Ok… deep cleansing breath.

 

First of all, I sympathize with you.  I’ve been there and I was really FRICKIN’ scared to FRICKIN’ death every minute I practiced for the test.  {Senior Student Who Helped Me} is VERY helpful, but every time I did my chin nah for him he tweaked it.  Sometimes significantly.  Every now and again he just shook his head and said, “I wouldn’t do that”.  It was helpful, and mentally debilitating at the same time.  Eventually, either he gave up or I gave up getting advice from him because it was too close to the test.  I made a conscious decision to go with where I was at.

 

It’s the same thing with your combinations.  Decide on how your partner moves in your head.  If you are practicing with a partner and they move differently, don’t worry about it.  Make sure your combinations flow in your head and then practice them to make sure they flow with your body, give up on trying to have another human being behave exactly how your mind works.  It ain’t going to happen.  And three years from now, you are going to think about how silly your combinations where no matter how much you work on them.  Pick your combinations now.  Decide.

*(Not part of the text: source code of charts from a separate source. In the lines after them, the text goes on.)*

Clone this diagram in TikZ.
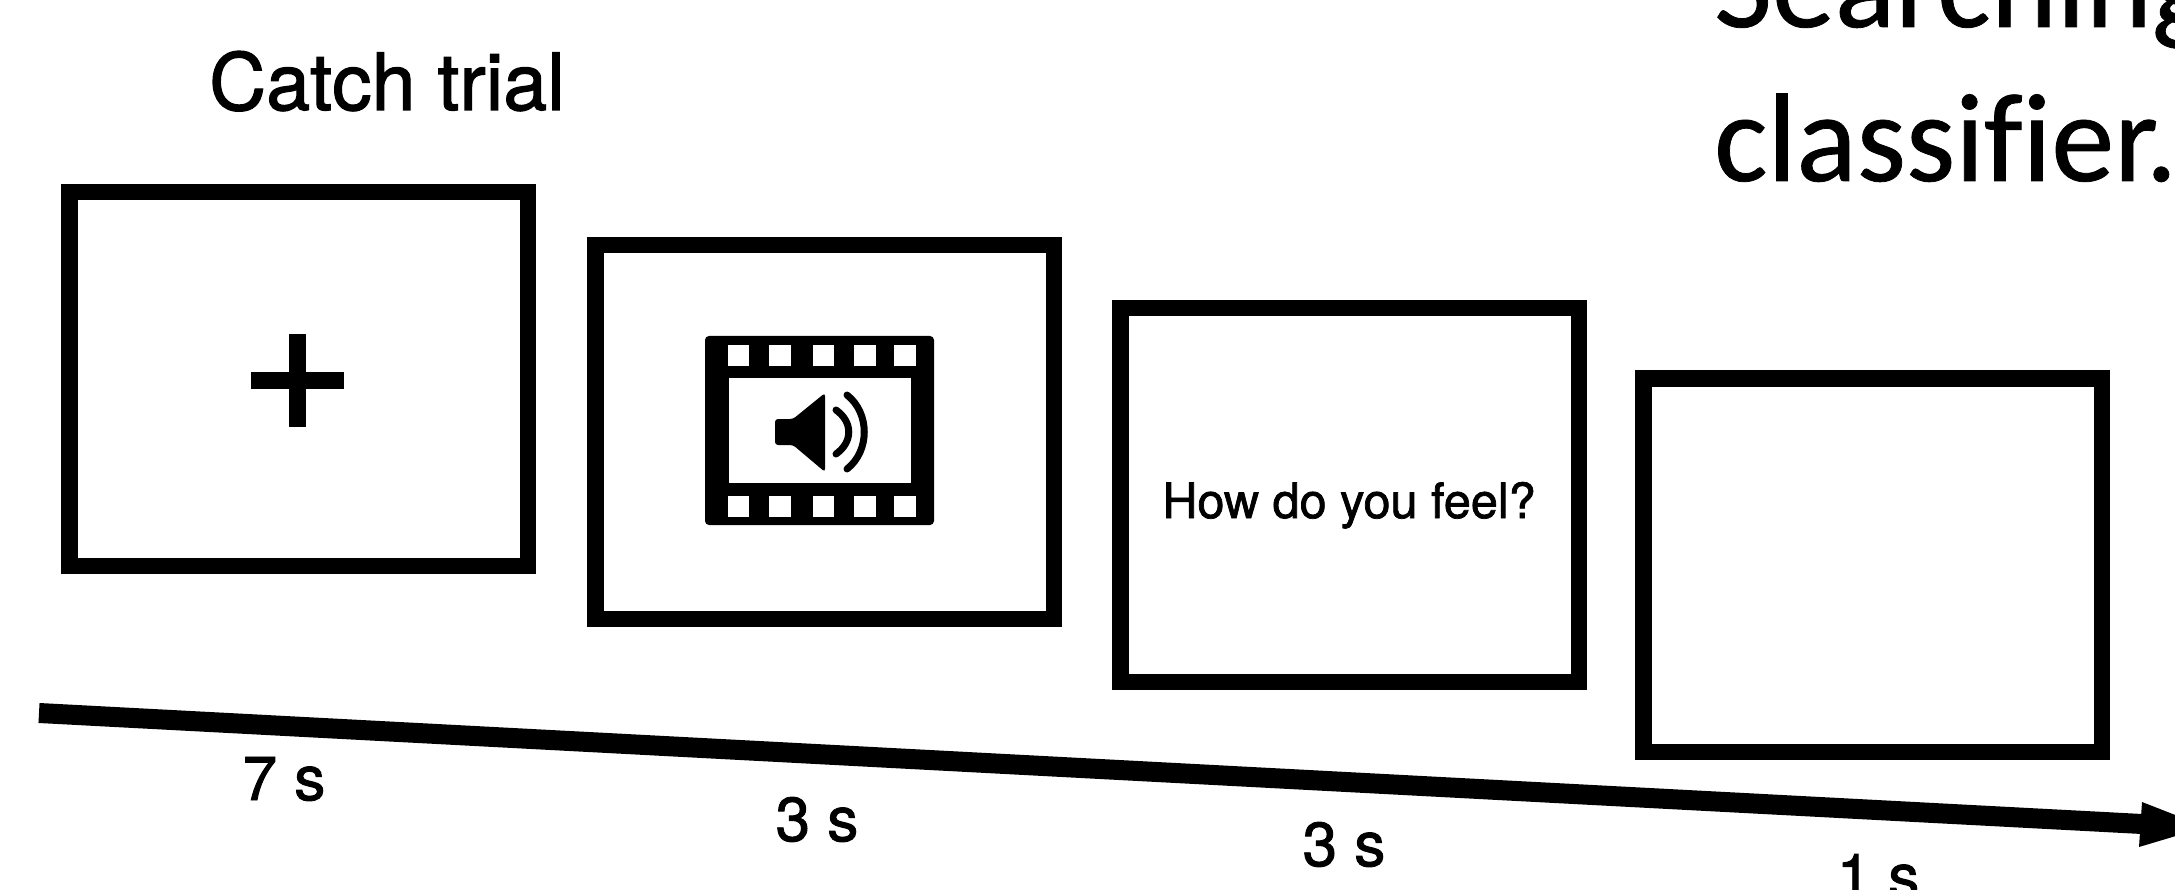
\documentclass[tikz,border=0pt]{standalone}
\usepackage{fontspec}
\setmainfont{TeX Gyre Heros}[FakeBold=1.5]
\newfontfamily\calib{Carlito}[Ligatures=NoCommon,FakeBold=0.6]
\tikzset{
 x=1pt,y=-1pt,
 frame/.style={draw=black,line width=16.5pt,fill=white,minimum width=458.5pt,minimum height=373.5pt,inner sep=0pt,outer sep=0pt},
 lab/.style={inner sep=0pt,font=\fontsize{62}{62}\selectfont,anchor=base},
 big/.style={inner sep=0pt,font=\calib\fontsize{126}{126}\selectfont,anchor=base west},
 wave/.style={draw=black,line width=7pt,line cap=round}
}
\begin{document}
\begin{tikzpicture}
\useasboundingbox (0,0) rectangle (2175,890);
\clip (0,0) rectangle (2175,890);
\fill[white] (0,0) rectangle (2175,890);
\node[big] (t1) at (1714,27) {Searching};
\node[big] (t2) at (1714,181) {classifier.};
\node[inner sep=0pt,font=\fontsize{79}{79}\selectfont,anchor=base] (title) at (387,110) {Catch trial};
\node[frame] (b1) at (298.5,379) {};
\node[frame] (b2) at (824.5,432) {};
\node[frame] (b3) at (1349.5,495) {};
\node[frame] (b4) at (1872.5,565) {};
\fill (297,334) coordinate (p1) ++(-8.5,0) rectangle ++(17,93);
\fill (251,371.5) coordinate (p2) rectangle ++(93,17);
% film icon
\fill[black,rounded corners=4pt] (705,336) rectangle (934,525);
\fill[white] (729,378) rectangle (911,483);
\foreach \xx in {203,328,458,582,702}{
  \fill[white] ({660+\xx/3},345) rectangle ++(21.5,21);
  \fill[white] ({660+\xx/3},495.7) rectangle ++(21.5,21);
}
\fill[black,rounded corners=3pt] (775,419) -- (793,419) -- (825,393) -- (825,472) -- (793,445) -- (775,445) -- cycle;
\draw[wave] (836,410) .. controls (853,422) and (853,442) .. (836,454);
\draw[wave] (847,395) .. controls (870,413) and (870,451) .. (847,469);
% time arrow
\coordinate (a0) at (39,713);
\coordinate (a1) at (2142,824);
\draw[line width=20pt,line cap=butt] (a0) -- (a1);
\fill (2142,802) -- (2206,827) -- (2139,847) -- cycle;
\node[lab] (s1) at (284,800) {7 s};
\node[lab] (s2) at (817,841) {3 s};
\node[lab] (s3) at (1344,866) {3 s};
\node[lab] (s4) at (1878,898) {1 s};
\node[inner sep=0pt,font=\fontsize{48.6}{48.6}\selectfont,anchor=base] (q) at (1349,518) {How do you feel?};
\end{tikzpicture}
\end{document}
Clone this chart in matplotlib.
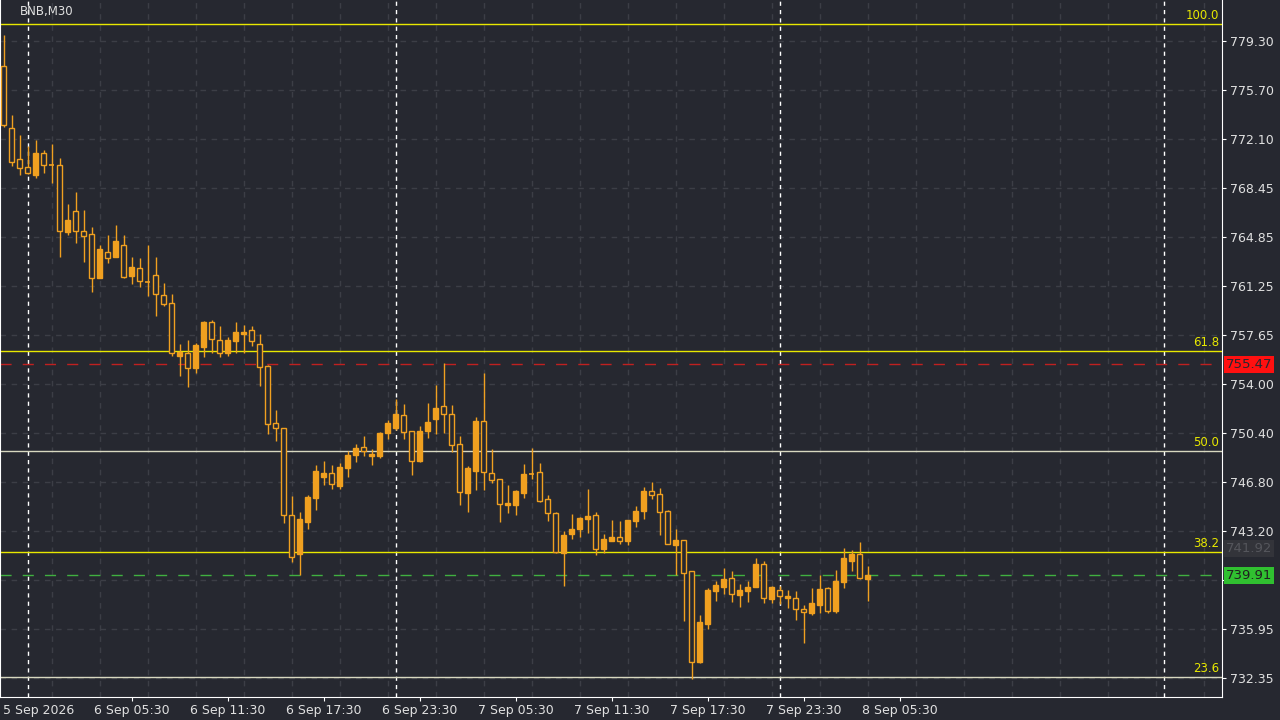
import matplotlib
matplotlib.use("Agg")
import matplotlib.pyplot as plt
from matplotlib.patches import Rectangle

opens = [777.46,772.89,770.58,770.01,769.45,771.02,770.14,770.14,765.25,766.75,765.27,765.07,761.85,763.72,763.40,764.24,762.00,762.55,761.51,762.03,
         760.56,759.97,756.11,756.28,755.22,756.72,758.57,757.24,756.32,757.21,757.73,757.97,756.97,755.34,751.12,750.75,744.34,741.47,743.82,745.64,
         747.19,747.44,746.52,747.85,748.81,749.35,748.73,748.73,750.43,750.80,751.71,750.53,748.37,750.58,751.46,752.40,751.81,749.57,746.01,747.63,
         751.29,747.44,747.00,745.12,745.12,745.99,747.38,747.51,745.52,744.49,741.59,742.94,743.34,744.09,744.34,741.88,742.42,742.72,742.42,743.94,
         744.68,746.13,745.91,744.66,742.17,742.50,740.21,733.55,736.35,738.79,739.08,739.70,738.49,738.79,739.08,740.73,738.19,738.81,738.22,738.22,
         737.41,737.17,737.75,738.98,737.29,739.45,740.99,741.46,739.62]
highs = [779.74,773.85,772.37,771.56,772.00,771.27,771.71,770.68,767.29,768.17,766.84,765.61,764.26,765.00,765.74,765.00,763.36,763.28,764.26,763.36,
         761.44,760.63,756.97,757.26,757.06,758.68,758.74,758.29,757.46,758.57,758.37,758.29,757.70,755.40,752.10,750.75,745.76,744.58,745.82,748.03,
         748.32,748.03,748.17,749.06,749.57,750.16,749.21,750.48,751.34,752.89,752.52,750.53,750.92,752.62,753.94,755.54,752.45,750.16,747.97,751.56,
         754.85,749.25,747.00,746.60,746.21,748.12,749.32,748.17,745.82,744.58,743.18,744.43,744.19,746.26,744.58,742.99,743.99,743.90,744.00,745.03,
         746.45,746.79,746.35,744.73,743.33,742.55,740.21,737.01,738.98,739.49,740.46,740.26,739.27,739.52,741.21,740.97,739.10,739.13,738.83,738.74,
         737.75,738.98,739.92,739.08,740.31,741.93,741.78,742.37,740.60]
lows = [772.96,770.09,769.42,769.50,769.22,769.59,768.86,763.40,765.02,764.43,763.03,760.82,761.85,762.96,763.40,761.85,761.39,761.15,760.53,759.05,
        759.77,756.08,754.61,753.82,754.85,756.03,756.32,756.03,756.08,756.28,756.32,756.81,753.87,750.31,749.84,743.75,740.92,739.92,743.35,744.73,
        746.60,746.30,746.30,747.19,748.29,748.73,748.07,748.59,749.94,750.63,749.99,747.33,748.27,750.06,750.33,750.43,748.98,745.12,744.61,746.21,
        746.21,746.70,743.87,744.53,744.38,745.64,747.00,745.32,743.94,741.54,739.15,742.62,742.76,743.06,741.44,741.54,742.42,742.20,742.17,743.50,
        744.09,745.56,742.91,742.20,739.94,736.55,732.25,733.43,735.98,738.05,738.56,737.97,737.60,737.97,739.08,737.85,737.90,737.80,737.51,736.62,
        734.95,737.01,737.17,737.17,737.17,738.99,740.26,739.62,738.05]
closes = [773.11,770.38,769.92,769.55,771.02,770.14,770.10,765.27,766.11,765.32,764.95,761.85,763.97,763.33,764.56,761.93,762.62,761.63,761.51,760.63,
          759.94,756.28,756.38,755.22,756.89,758.57,757.31,756.28,757.26,757.85,757.85,757.21,755.25,751.05,750.75,744.34,741.29,744.05,745.69,747.59,
          747.44,746.63,747.88,748.76,749.28,749.08,748.86,750.38,751.12,751.81,750.46,748.32,750.53,751.22,752.27,751.81,749.50,746.04,747.83,751.29,
          747.51,746.94,745.15,745.24,746.13,747.38,747.38,745.39,744.49,741.66,742.87,743.34,744.15,744.27,741.83,742.57,742.72,742.42,743.99,744.66,
          746.13,745.81,744.57,742.20,742.52,740.07,733.50,736.45,738.81,739.20,739.64,738.52,738.83,739.08,740.75,738.22,739.05,738.37,738.37,737.41,
          737.19,737.86,738.91,737.31,739.47,741.19,741.49,739.70,739.91]

price_ticks = [779.30,775.70,772.10,768.45,764.85,761.25,757.65,754.00,750.40,746.80,743.20,739.55,735.95,732.35]
hidden_ticks = [739.55]
time_labels = ["6 Sep 05:30","6 Sep 11:30","6 Sep 17:30","6 Sep 23:30","7 Sep 05:30","7 Sep 11:30","7 Sep 17:30","7 Sep 23:30","8 Sep 05:30"]
time_label_idx = [16,28,40,52,64,76,88,100,112]
separator_idx = [3,49,97,145]
fib_levels = [100.0,61.8,50.0,38.2,23.6]
fib_prices = [780.55,756.45,749.08,741.63,732.42]
fib_colors = ["#e8e800","#e8e800","#d8d8c0","#e8e800","#d8d8c0"]
ask_price = 755.47
bid_price = 739.91
grey_price = 741.92
white_price = 740.10

BG = "#262830"
CAND = "#f0a020"
fig = plt.figure(figsize=(12.8,7.2), dpi=100, facecolor=BG)
ax = fig.add_axes([0, 23/720, 1222/1280, 697/720])
ax.set_facecolor(BG)
ax.set_xlim(-0.44, 152.3)
ax.set_ylim(730.95, 782.32)

for t in price_ticks:
    ax.axhline(t, color="#3c3e46", lw=1, ls=(0,(4,4)), zorder=0)
for i in range(6, 153, 6):
    ax.axvline(i, color="#3c3e46", lw=1, ls=(0,(4,4)), zorder=0)
for i in separator_idx:
    ax.axvline(i, color="white", lw=1, ls=(0,(3,3)), zorder=1)

for lvl, p, c in zip(fib_levels, fib_prices, fib_colors):
    ax.axhline(p, color=c, lw=1, zorder=2)
    ax.text(151.9, p+0.15, f"{lvl:.1f}", color="#e8e800", fontsize=8.5, ha="right", va="bottom", zorder=5)

ax.axhline(ask_price, color="#c02020", lw=1, ls=(0,(8,8)), zorder=1)
ax.axhline(bid_price, color="#40b040", lw=1, ls=(0,(8,8)), zorder=1)

w = 0.6
for i,(o,h,l,c) in enumerate(zip(opens,highs,lows,closes)):
    ax.vlines(i, l, h, color=CAND, lw=1, zorder=3)
    lo, hi = min(o,c), max(o,c)
    if hi - lo < 0.08:
        ax.hlines(o, i-w/2, i+w/2, color=CAND, lw=1.2, zorder=4)
    elif c > o:
        ax.add_patch(Rectangle((i-w/2, lo), w, hi-lo, facecolor=CAND, edgecolor=CAND, lw=1, zorder=4))
    else:
        ax.add_patch(Rectangle((i-w/2, lo), w, hi-lo, facecolor=BG, edgecolor=CAND, lw=1, zorder=4))

ax.yaxis.tick_right()
ax.set_yticks(price_ticks)
ax.set_yticklabels(["" if t in hidden_ticks else f"{t:.2f}" for t in price_ticks], color="#e0e0e0", fontsize=9)
ax.tick_params(axis="y", length=3, color="white", pad=3)
ax.set_xticks(time_label_idx)
ax.set_xticklabels(time_labels, color="#e0e0e0", fontsize=9)
ax.tick_params(axis="x", length=3, color="white", pad=2)
ax.text(-0.1, -0.0105, "5 Sep 2026", transform=ax.get_xaxis_transform(), color="#e0e0e0", fontsize=9, ha="left", va="top")
ax.spines["top"].set_visible(False)
for s in ["left","right","bottom"]:
    ax.spines[s].set_color("white")

def tag(p, txt, fc, tc):
    ax.text(1.003, p, txt, transform=ax.get_yaxis_transform(), fontsize=9.5, color=tc, va="center", ha="left",
            bbox=dict(boxstyle="square,pad=0.15", fc=fc, ec="none"), zorder=6, clip_on=False)
tag(grey_price, f"{grey_price:.2f}", "#33343a", "#55565c")
# white tag mostly hidden behind the bid tag: show only its box edge
ax.add_patch(Rectangle((1.002, white_price - 0.35), 0.038, 0.7, transform=ax.get_yaxis_transform(),
                       facecolor="white", edgecolor="none", clip_on=False, zorder=6))
tag(ask_price, f"{ask_price:.2f}", "#ff1010", "#262830")
tag(bid_price, f"{bid_price:.2f}", "#30c030", "#202020")

fig.text(20/1280, 1-12/720, "BNB,M30", color="#e0e0e0", fontsize=8.5, va="center")
fig.savefig("out.png", dpi=100, facecolor=BG)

Memorize.  Rep.  Let go of any type of perfection you want to achieve.  A big part of passing a test is realizing you have a LONG way to go. 

 

Work your form.  Make sure you can relax into your form and still have power.  Work on speed, but not on going through your form fast, but responding and decimating each partner individually; each block and strike has a rhythm to it.  I speak from experience that you really want to be able to relax during your form.  Remember I had a cold during my green sash test and couldn’t breathe properly.  The only way I made it through was relaxing my body as much as I could so it wouldn’t take unnecessary oxygen.

 

As to whether you “should” take the test or not, I would tell you that it doesn’t matter.  Your test doesn’t really change anything.  You will be the exact same if you pass or fail.  You’ll have the same insecurities and the same doubts.  They will be more obvious to you when you have a green sash on, but they’ll be the same ones you have right now.  The green color will let you examine them on the surface instead of in the dark recesses of your mind, but that’s just a matter of intensity (like how colors seem to be shades of gray in twilight).  The training for the test and walking into the test is really what’s important.  You are never ready for the next color.  And won’t be for months (or in my case years) into being that level.  It’s like school, you’re  a junior in high school, you really only feel like a successful junior when you graduate to the next level, but then you’re a senior.

 

I know Sifu thinks that you are a successful student who’s conscientious about her practice.  I doubt he thinks you are the greatest, strongest, fastest, toughest, or most disciplined person that has every walked into the dojo.  You’re a good student and should take confidence in that.  If you want to be the greatest student ever in the dojo, let go of that.  I know you are probably saying, “that’s not it; that’s not what I’m saying”.  But on some level it is.  You want to be better then you are right at this moment in order to take the test.  And if you don’t take it until next year, you may be better prepared, but you will feel the same way.  So, the advice I gave to myself, when I was in the same situation was, “get on with it.”  Just get on with it.  The test sucks.  It sucks big time.  It was miserable.  I still hated my second yellow worse, even with the sparing, but it sucks.  If you have the guts to walk in to the dojo that day and put your best into it, then you are worthy of the green.  I think that’s what it takes; it’s walking into the dojo with whatever tools you have that day. 

 

I think you got enough tools.  So just get on with it.